My own tea-brewing micro-experiments with two young shrubs are limited to collecting the new growing shoots and young suckers that appear in summer. With the dried young leaves I make a hybrid of matcha (powdered green tea) and green tea (made with loose leaves).
I won’t win any foamy-matcha awards with my tea but how does the flavor compare? Not bad! It is grassy with a bitter note, and a slightly sweet finish. For my next harvest I will toast the green leaves lightly before drying. For the curious, a tiny harvest (0.2 oz dry) yields 2 Tablespoons of green tea powder. The enjoyment factor, though, is immeasurable.

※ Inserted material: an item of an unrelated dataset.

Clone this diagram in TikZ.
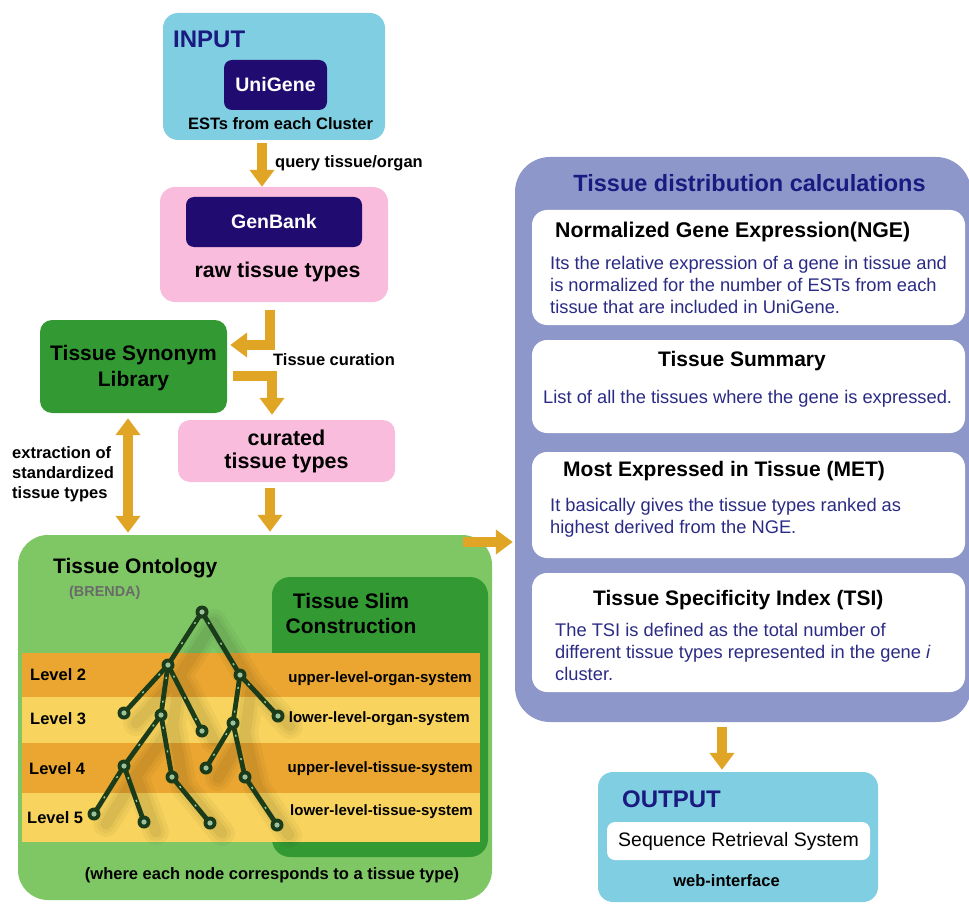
\documentclass[tikz,border=0pt]{standalone}
\usepackage{fontspec}
\setmainfont{Liberation Sans}
\usetikzlibrary{arrows.meta,calc}
\newcommand\fsz[2]{\fontsize{#1}{#2}\selectfont}
\definecolor{arrowc}{HTML}{E1A526}
\definecolor{lblue}{HTML}{80CEE1}
\definecolor{pinkc}{HTML}{F9BCDC}
\definecolor{navybox}{HTML}{200C70}
\definecolor{navyt}{HTML}{1A1A80}
\definecolor{dgreen}{HTML}{339A33}
\definecolor{lgreen}{HTML}{7FC765}
\definecolor{purplec}{HTML}{8D97C9}
\definecolor{bandA}{HTML}{EAA630}
\definecolor{bandB}{HTML}{F8D45E}
\definecolor{treec}{HTML}{1A3C1A}
\definecolor{treelight}{HTML}{9CC29C}
\definecolor{bodyc}{HTML}{2B2B85}
\definecolor{grayt}{HTML}{6A6A6A}
\begin{document}
\begin{tikzpicture}[x=1pt,y=-1pt,
  bg/.style={inner sep=0pt, draw=none},
  darkbox/.style={bg, fill=navybox, rounded corners=8pt, text=white, font=\bfseries\fsz{19.5}{23}},
  fat/.style={draw=arrowc, line width=10pt, -{Triangle[width=24pt,length=17pt]}, line join=miter},
  fatboth/.style={draw=arrowc, line width=10pt, {Triangle[width=24pt,length=17pt]}-{Triangle[width=24pt,length=17pt]}},
  lbl/.style={inner sep=0pt, font=\bfseries\fsz{16.5}{20}},
  head/.style={inner sep=0pt, font=\bfseries\fsz{21}{25}},
  body/.style={inner sep=0pt, font=\fsz{18.3}{22}, text=bodyc, align=left, anchor=north west},
  treeedge/.style={draw=treec, line width=4.8pt, line cap=round},
  treehi/.style={draw=white!75!green, opacity=0.75, line width=1.4pt, dash pattern=on 2pt off 22pt, dash phase=-12pt},
  tnode/.style={circle, fill=treec, minimum size=13pt, inner sep=0pt,
     path picture={\fill[treelight] (path picture bounding box.center) circle (2.6pt);}}
]
\useasboundingbox (0,0) rectangle (969,904);

% ---------- left column boxes ----------
\node[bg, fill=lblue, rounded corners=15pt, minimum width=222pt, minimum height=127pt] (input) at (274,76.5) {};
\node[anchor=base west, inner sep=0pt, font=\bfseries\fsz{24}{28}, text=navyt] (inputT) at (173,48) {INPUT};
\node[darkbox, minimum width=103pt, minimum height=50pt] (unigene) at (275.5,85) {UniGene};
\node[lbl, anchor=base] (ests) at (280.5,130) {ESTs from each Cluster};

\node[bg, fill=pinkc, rounded corners=15pt, minimum width=228pt, minimum height=115pt] (genbank) at (274,244.5) {};
\node[darkbox, minimum width=176pt, minimum height=50pt] (genbankT) at (274,222) {GenBank};
\node[inner sep=0pt, anchor=base, font=\bfseries\fsz{21.3}{25}] (raw) at (277.5,277) {raw tissue types};

\node[bg, fill=dgreen, rounded corners=12pt, minimum width=187pt, minimum height=93pt] (synonym) at (133.5,366.5) {};
\node[head, align=center, font=\bfseries\fsz{21}{26.5}] (synT) at (133.5,368) {Tissue Synonym\\Library};

\node[bg, fill=pinkc, rounded corners=12pt, minimum width=217pt, minimum height=62pt] (curated) at (286.5,451) {};
\node[head, align=center, font=\bfseries\fsz{21.5}{22.5}] (curT) at (286.5,451.4) {curated\\tissue types};

% ---------- labels ----------
\node[lbl, anchor=base west] (query) at (275,168) {query tissue/organ};
\node[lbl, anchor=base west] (curation) at (273,365) {Tissue curation};
\node[lbl, anchor=west, align=left, font=\bfseries\fsz{16.5}{20}] (extract) at (12,474) {extraction of\\standardized\\tissue types};

% ---------- ontology ----------
\node[bg, fill=lgreen, rounded corners=30pt, minimum width=474pt, minimum height=365pt] (ontology) at (255,717.5) {};
\node[head, anchor=base west] (ontoT) at (53,573) {Tissue Ontology};
\node[inner sep=0pt, anchor=base west, font=\bfseries\fsz{14.4}{17}, text=grayt] (brenda) at (69,596) {(BRENDA)};
\node[bg, fill=dgreen, rounded corners=18pt, minimum width=216pt, minimum height=280pt] (slim) at (380,717) {};
\node[head, align=center, font=\bfseries\fsz{21}{25}] (slimT) at (351,613) {Tissue Slim\\Construction};

\fill[bandA] (22,653) rectangle (480,697);
\fill[bandB] (22,697) rectangle (480,743);
\fill[bandA] (22,743) rectangle (480,793);
\fill[bandB] (22,793) rectangle (480,842);

\node[lbl, anchor=base west] (lv2) at (30,680) {Level 2};
\node[lbl, anchor=base west] (lv3) at (30,724) {Level 3};
\node[lbl, anchor=base west] (lv4) at (29,774) {Level 4};
\node[lbl, anchor=base west] (lv5) at (27,823) {Level 5};
\node[inner sep=0pt, anchor=base east, font=\bfseries\fsz{15}{18}] (r2) at (472,682) {upper-level-organ-system};
\node[inner sep=0pt, anchor=base east, font=\bfseries\fsz{15}{18}] (r3) at (470,722) {lower-level-organ-system};
\node[inner sep=0pt, anchor=base east, font=\bfseries\fsz{15}{18}] (r4) at (473,772) {upper-level-tissue-system};
\node[inner sep=0pt, anchor=base east, font=\bfseries\fsz{15}{18}] (r5) at (473,815) {lower-level-tissue-system};
\node[lbl, anchor=base] (where) at (272,879) {(where each node corresponds to a tissue type)};

% ---------- tree ----------
\coordinate (t0) at (202,612);
\coordinate (tA) at (168,665);
\coordinate (tB) at (240,675);
\coordinate (tA1) at (124,713);
\coordinate (tA2) at (161,715);
\coordinate (tA3) at (202,731);
\coordinate (tB1) at (233,723);
\coordinate (tB2) at (278,716);
\coordinate (tA2a) at (124,766);
\coordinate (tA2b) at (172,777);
\coordinate (tB1a) at (206,768);
\coordinate (tB1b) at (245,777);
\coordinate (tL1) at (94,814);
\coordinate (tL2) at (144,822);
\coordinate (tL3) at (210,823);
\coordinate (tL4) at (277,825);
\foreach \w/\o in {26/0.035,18/0.04,11/0.05}{
\begin{scope}[transparency group, opacity=\o]
\foreach \a/\b in {t0/tA,t0/tB,tA/tA1,tA/tA2,tA/tA3,tB/tB1,tB/tB2,tA2/tA2a,tA2/tA2b,tB1/tB1a,tB1/tB1b,tA2a/tL1,tA2a/tL2,tA2b/tL3,tB1b/tL4}
  {\draw[black, line width=\w pt, line cap=round] ([xshift=12pt,yshift=-10pt]\a) -- ([xshift=12pt,yshift=-10pt]\b);}
\end{scope}}
\foreach \a/\b in {t0/tA,t0/tB,tA/tA1,tA/tA2,tA/tA3,tB/tB1,tB/tB2,tA2/tA2a,tA2/tA2b,tB1/tB1a,tB1/tB1b,tA2a/tL1,tA2a/tL2,tA2b/tL3,tB1b/tL4}
  {\draw[treeedge] (\a) -- (\b); \draw[treehi] (\a) -- (\b);}
\foreach \p in {t0,tA,tB,tA1,tA2,tA3,tB1,tB2,tA2a,tA2b,tB1a,tB1b,tL1,tL2,tL3,tL4}
  {\node[tnode] (n\p) at (\p) {};}

% ---------- calculations ----------
\node[bg, fill=purplec, rounded corners=35pt, minimum width=456pt, minimum height=565pt] (calc) at (743,439.5) {};
\node[inner sep=0pt, anchor=base, font=\bfseries\fsz{23.5}{28}, text=navyt] (calcT) at (749.5,192) {Tissue distribution calculations};

\node[bg, fill=white, rounded corners=15pt, minimum width=433pt, minimum height=115pt] (nge) at (748.5,267.5) {};
\node[head, anchor=base west, font=\bfseries\fsz{21.3}{25}] (ngeT) at (555,237) {Normalized Gene Expression(NGE)};
\node[body] (ngeB) at (550,256) {Its the relative expression of a gene in tissue and\\is normalized for the number of ESTs from each\\tissue that are included in UniGene.};

\node[bg, fill=white, rounded corners=15pt, minimum width=433pt, minimum height=93pt] (summ) at (748.5,386.5) {};
\node[head, anchor=base] (summT) at (742,366) {Tissue Summary};
\node[inner sep=0pt, anchor=base west, font=\fsz{18.3}{22}, text=bodyc] (summB) at (543,403) {List of all the tissues where the gene is expressed.};

\node[bg, fill=white, rounded corners=15pt, minimum width=433pt, minimum height=106pt] (met) at (748.5,505) {};
\node[head, anchor=base west] (metT) at (563,476) {Most Expressed in Tissue (MET)};
\node[body] (metB) at (550,498) {It basically gives the tissue types ranked as\\highest derived from the NGE.};

\node[bg, fill=white, rounded corners=15pt, minimum width=433pt, minimum height=119pt] (tsi) at (748.5,632.5) {};
\node[head, anchor=base west] (tsiT) at (593,605) {Tissue Specificity Index (TSI)};
\node[body] (tsiB) at (555,623) {The TSI is defined as the total number of\\different tissue types represented in the gene \textit{i}\\cluster.};

% ---------- output ----------
\node[bg, fill=lblue, rounded corners=15pt, minimum width=280pt, minimum height=130pt] (output) at (738,837) {};
\node[anchor=base west, inner sep=0pt, font=\bfseries\fsz{24}{28}, text=navyt] (outT) at (622,807) {OUTPUT};
\node[bg, fill=white, rounded corners=8pt, minimum width=263pt, minimum height=38pt, font=\fsz{19.5}{23}] (srs) at (738.5,841) {Sequence Retrieval System};
\node[lbl, anchor=base] (web) at (726.5,886) {web-interface};

% ---------- arrows ----------
\coordinate (c1) at (262,0);
\coordinate (c2) at (270,0);
\coordinate (c3) at (0,345);
\coordinate (c4) at (0,376);
\coordinate (c5) at (272,0);
\coordinate (c6) at (128,0);
\coordinate (c7) at (270,0);
\coordinate (c9) at (722,0);
\coordinate (ontoOut) at (463,542);

\draw[fat, shorten <=3pt] (input.south -| c1) -- (genbank.north -| c1);
\draw[fat, shorten <=8pt, shorten >=3pt] (genbank.south -| c2) |- (synonym.east |- c3);
\draw[fat, shorten <=6pt, shorten >=5pt] (synonym.east |- c4) -| (curated.north -| c5);
\draw[fatboth, shorten <=5pt, shorten >=2pt] (synonym.south -| c6) -- (ontology.north -| c6);
\draw[fat, shorten <=6pt, shorten >=3pt] (curated.south -| c7) -- (ontology.north -| c7);
\draw[fat, shorten >=2pt] (ontoOut) -- (calc.west |- ontoOut);
\draw[fat, shorten <=5pt, shorten >=2pt] (calc.south -| c9) -- (output.north -| c9);
\end{tikzpicture}
\end{document}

Labrador tea is one of several common names for several similar species Rhododendron with fragrant leaves and clusters of tiny white flowers In this case, it is R. tomentosum (previously classified as Ledum palustre), also known as bog tea and wild rosemary. Intensely cold-hardy (reputedly down to USDA zone 2a), its gorgeous corymbs of mid-spring flowers are reason enough to grow it. It also appreciates acidic soil pH, but is otherwise deeply unfussy, even tolerating long dry spells. The species occurs in the northern reaches of North America, Greenland, Europe, and Asia.
The leaves of Labrador tea are intensely fragrant. Young leaves have been used traditionally by First Nations and Native American peoples as a beverage for medicinal purposes for the treatment of ailments including lung diseases, rheumatism, colds, and gastritis, as well as a mild narcotic. It became a tea of choice by colonists, in response to the Boston Tea Party, drunk as an alternative to imported tea. The dried leaves for tea can be purchased from specialty stores. It remains an important drink in Native communities in the Yukon.
But Labrador tea is a tea plant with serious caveats. Modern research supports the relevance of its traditional uses: It has a high ascorbic acid content, and in laboratory tests its essential oil has demonstrated analgesic, anti-inflammatory, antimicrobial, antiviral, antifungal and insecticidal potential. But they also identify toxins. The leaves and flowers of all rhododendrons (and other members of the Ericaceae family, like Pieris and Kalmia) contain grayanotoxin, associated most famously with so-called mad honey disease, where honey produced by bees that have fed on other species of rhododendron causes serious poisoning symptoms in humans who eat the honey. And there is ledol, low doses of which may be therapeutic but large doses affect the central nervous system. There is no clinical date stipulating what a safe dose is.
The consensus is that moderation is key and that only young tips of Labrador tea should be used. If you do brew your own tea, use only the most tender spring leaves and only drink one serving a day. Pregnant or breast feeding mothers should avoid it. The flavor of the tea is medicinal indeed, and extremely herbal. Sweetened with a dash of maple syrup it is delicious.
Regardless of whether brewed tea is the goal, these two interesting shrubs warrant a spot in our gardens, opening and closing the blooming year with their beautiful flowers, and offering winter greenery when we need it most.